Re: [Bacula-users] [Bacula-devel] [GENERAL] Catastrophic changes to PostgreSQL 8.4

2009-12-03 10:45:57
Subject: Re: [Bacula-users] [Bacula-devel] [GENERAL] Catastrophic changes to PostgreSQL 8.4
From: Jacek Konieczny <jajcus AT jajcus DOT net>
To: bacula-devel AT lists.sourceforge DOT net, bacula-users <bacula-users AT lists.sourceforge DOT net>
Date: Thu, 3 Dec 2009 16:24:55 +0100
On Thu, Dec 03, 2009 at 08:33:38AM +0100, Kern Sibbald wrote:
> On MySQL we use BLOBS.  On PostgreSQL, we TEXT and set the encoding to 
> SQL_ASCII so that PostgreSQL will not attempt to do any translation.  This 
> works well, and I hope that PostgreSQL will continue to support letting 
> Bacula insert text characters in the database with no character encoding 
> checks in the future.

Then decide if bacula treats filenames as opaque identifiers or text
(set of defined human-readable characters). Whatever you decide, TEXT
with SQL_ASCII encoding is not the right choice.
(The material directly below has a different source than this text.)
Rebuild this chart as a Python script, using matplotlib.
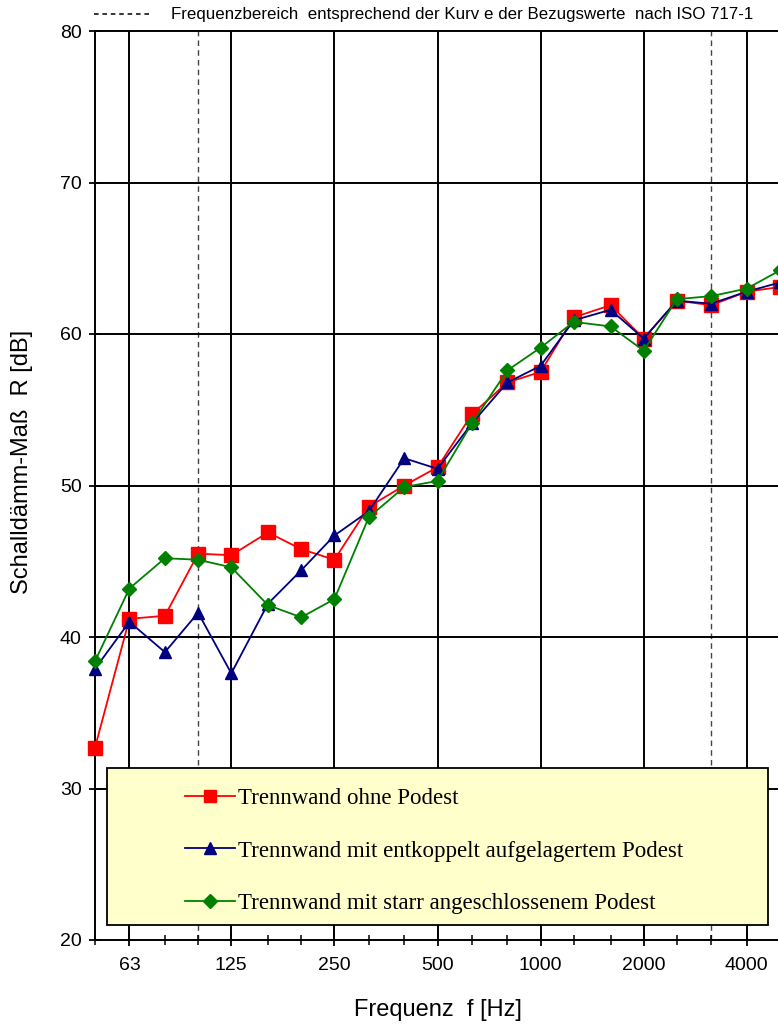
import numpy as np
import matplotlib.pyplot as plt
from matplotlib.patches import Rectangle
from matplotlib.lines import Line2D

freqs = [50, 63, 80, 100, 125, 160, 200, 250, 315, 400, 500, 630, 800,
         1000, 1250, 1600, 2000, 2500, 3150, 4000, 5000]

r_ohne = [32.7, 41.2, 41.4, 45.5, 45.4, 46.9, 45.8, 45.1, 48.6, 50.0, 51.2,
          54.7, 56.8, 57.5, 61.1, 61.9, 59.7, 62.2, 61.9, 62.8, 63.1]
r_entkoppelt = [37.9, 41.0, 39.0, 41.6, 37.6, 42.2, 44.4, 46.7, 48.3, 51.8, 51.1,
                54.1, 56.8, 57.9, 60.9, 61.6, 59.7, 62.2, 62.0, 62.8, 63.4]
r_starr = [38.4, 43.2, 45.2, 45.1, 44.6, 42.1, 41.3, 42.5, 47.9, 49.9, 50.3,
           54.1, 57.6, 59.1, 60.8, 60.5, 58.9, 62.3, 62.5, 63.0, 64.2]

major_freqs = [63, 125, 250, 500, 1000, 2000, 4000]
iso_range = [100, 3150]

series = [
    ("Trennwand ohne Podest", r_ohne, "#ff0000", "s", 9.5),
    ("Trennwand mit entkoppelt aufgelagertem Podest", r_entkoppelt, "#000080", "^", 9),
    ("Trennwand mit starr angeschlossenem Podest", r_starr, "#008000", "D", 7.5),
]

plt.rcParams["font.family"] = ["Liberation Sans", "DejaVu Sans"]

fig = plt.figure(figsize=(7.78, 10.24), dpi=100)
ax = fig.add_axes([95 / 778, 84 / 1024, 685 / 778, 909 / 1024])
ax.set_xscale("log")
ax.set_xlim(50, 5000)
ax.set_ylim(20, 80)

# grid
for f in major_freqs:
    ax.axvline(f, color="black", lw=1.4, zorder=1)
for f in iso_range:
    ax.axvline(f, color="#444444", lw=1.0, ls=(0, (4, 3)), zorder=1)
for v in range(30, 80, 10):
    ax.axhline(v, color="black", lw=1.4, zorder=1)

# legend box
ax.add_patch(Rectangle(((107 - 95) / 685, (940 - 925) / 909),
                       (768 - 107) / 685, (925 - 768) / 909,
                       transform=ax.transAxes, facecolor="#ffffcc",
                       edgecolor="black", lw=1.3, zorder=2))

handles = []
for label, vals, color, marker, ms in series:
    ax.plot(freqs, vals, color=color, lw=1.3, marker=marker, markersize=ms,
            markeredgecolor=color, clip_on=False, zorder=4)
    handles.append(Line2D([], [], color=color, lw=1.3, marker=marker,
                          markersize=ms * 0.9, markeredgecolor=color))

fig.legend(handles, [s[0] for s in series], loc="center left",
           bbox_to_anchor=(174 / 778, 1 - 851 / 1024), frameon=False,
           borderpad=0, handlelength=2.15, handletextpad=0.15, labelspacing=1.37,
           prop={"family": "Liberation Serif", "size": 16.5})

# ticks
ax.set_xticks(major_freqs)
ax.set_xticklabels([str(f) for f in major_freqs])
ax.set_yticks(range(20, 81, 10))
ax.tick_params(axis="both", which="major", direction="inout", length=9,
               width=1.3, labelsize=14, pad=8)
ax.minorticks_on()
ax.set_xticks(freqs, minor=True)
ax.yaxis.set_minor_locator(plt.NullLocator())
ax.xaxis.set_minor_formatter(plt.NullFormatter())
ax.tick_params(axis="x", which="minor", direction="inout", length=7, width=1.1)
ax.tick_params(axis="y", which="major", pad=5)

for sp in ax.spines.values():
    sp.set_linewidth(1.4)

ax.set_xlabel("Frequenz  f [Hz]", fontsize=17, labelpad=18)
ax.set_ylabel("Schalldämm-Maß  R [dB]", fontsize=17)
ax.yaxis.set_label_coords(-0.091, 0.526)

# header note
fig.add_artist(Line2D([94 / 778, 151 / 778], [1 - 14 / 1024, 1 - 14 / 1024],
                      color="black", lw=1.1, ls=(0, (3, 2.5))))
fig.text(171 / 778, 1 - 14 / 1024,
         "Frequenzbereich  entsprechend der Kurv e der Bezugswerte  nach ISO 717-1",
         fontsize=12.2, va="center", ha="left")

fig.savefig("out.png", dpi=100)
If we decide filenames are just opaque identifiers, then BYTEA (isn't
that the same what the "BLOBS" in MySQL), not TEXT should be used. TEXT
is a string of characters. BYTEA is a string of bytes. Bytes with no
specified encoding are not characters.

Advantages:
  - any filename used in the system may be stored in bacula database
  - on restore it will be restored under the exact same name
Disadvantages:
  - database text operations may not work on such data
  - when file is restored on a system with different encoding its name
    will not be what a user expects. Or event restore would not be
    possible there (such string of bytes may be invalid for filename on
    such system)

If we decide filenames are text, then use TEXT fields with proper
encoding.

Advantages:
  - all text operations will work well on the filenames in the database
  - whatever encoding target system uses the filenames will be right
    after restore
Disadvantages:
  - no way to know how to store filename if the system encoding is not
    known
  - if filename is badly encoded it cannot be stored in the database
    as-is (though it may be mangled so the data can still be restored)

Using SQL_TEXT is just a hack. Hack may be an option, but it should not
be the important design decision and requirement.